Si dejamos a la aviación en manos de privados o de extranjeros, el criterio para establecer rutas, para ampliar la conectividad, para desarrollar sitios que en un momento dado no son todavía negocio, quedará en manos de otros, incluso de otras naciones.
Y tampoco podemos soslayar que existen regiones de difícil acceso por nuestra orografía, y a las que se les debe conectar con el resto del país si no queremos tener mexicanos de primera y de segunda.

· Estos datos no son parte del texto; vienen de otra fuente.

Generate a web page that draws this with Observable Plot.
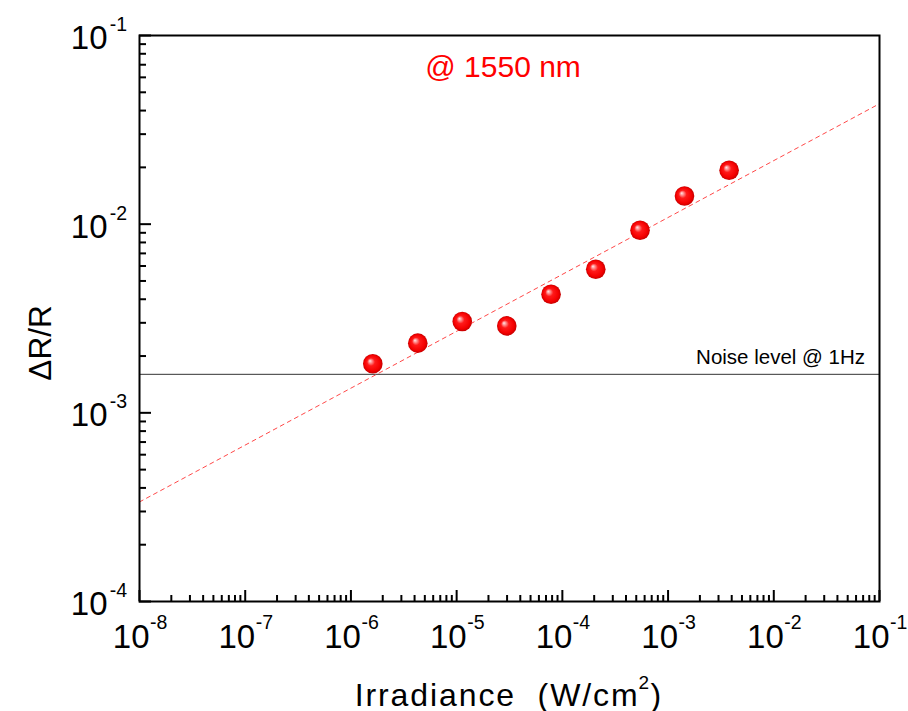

Y en los casos de desastres o emergencias nacionales, donde la aviación puede ser crítica, no es común que las líneas extranjeras se involucren y –si no existe una obligación legal- las empresas privadas dejan a sus criterios filantrópicos la decisión de participar o no en labores de rescate, a veces más con el ánimo de aparecer como sensibles que por una verdadera vocación de servicio a la población.
No es gratuito que en muchos países se estén dando expresiones sociales cada día más impactantes y de repercusiones regionales o continentales. Lo que ha ocurrido en el mundo árabe, lo que está ocurriendo en Europa y en el centro mismo de Estados Unidos, son recordatorios de que el Estado no puede simplemente desaparecer entre los discursos de los políticos que lo utilizan para controlar el poder.
Los estados tienen una función y muchos de quienes se sirven de él no están entendiendo los signos de los tiempos. El hecho de que no se quiera un Estado autoritario no significa que hemos de renunciar a tener un Estado rector y servidores públicos que velen por la paz social y por encargarse de que los ciudadanos tengamos el mejor ambiente para crecer, para convivir socialmente, para crear riqueza y para educarnos mejor.
Caer en la tentación de tirar el agua sucia con todo y niño sólo ha provocado desorden, concentraciones economómicas dañinas, masas enteras de población sin futuro y sin oportunidades de mejora y una casta de burócratas que no conocen sus funciones pero sí como usar los presupuestos. Nos merecemos algo mejor, sin duda.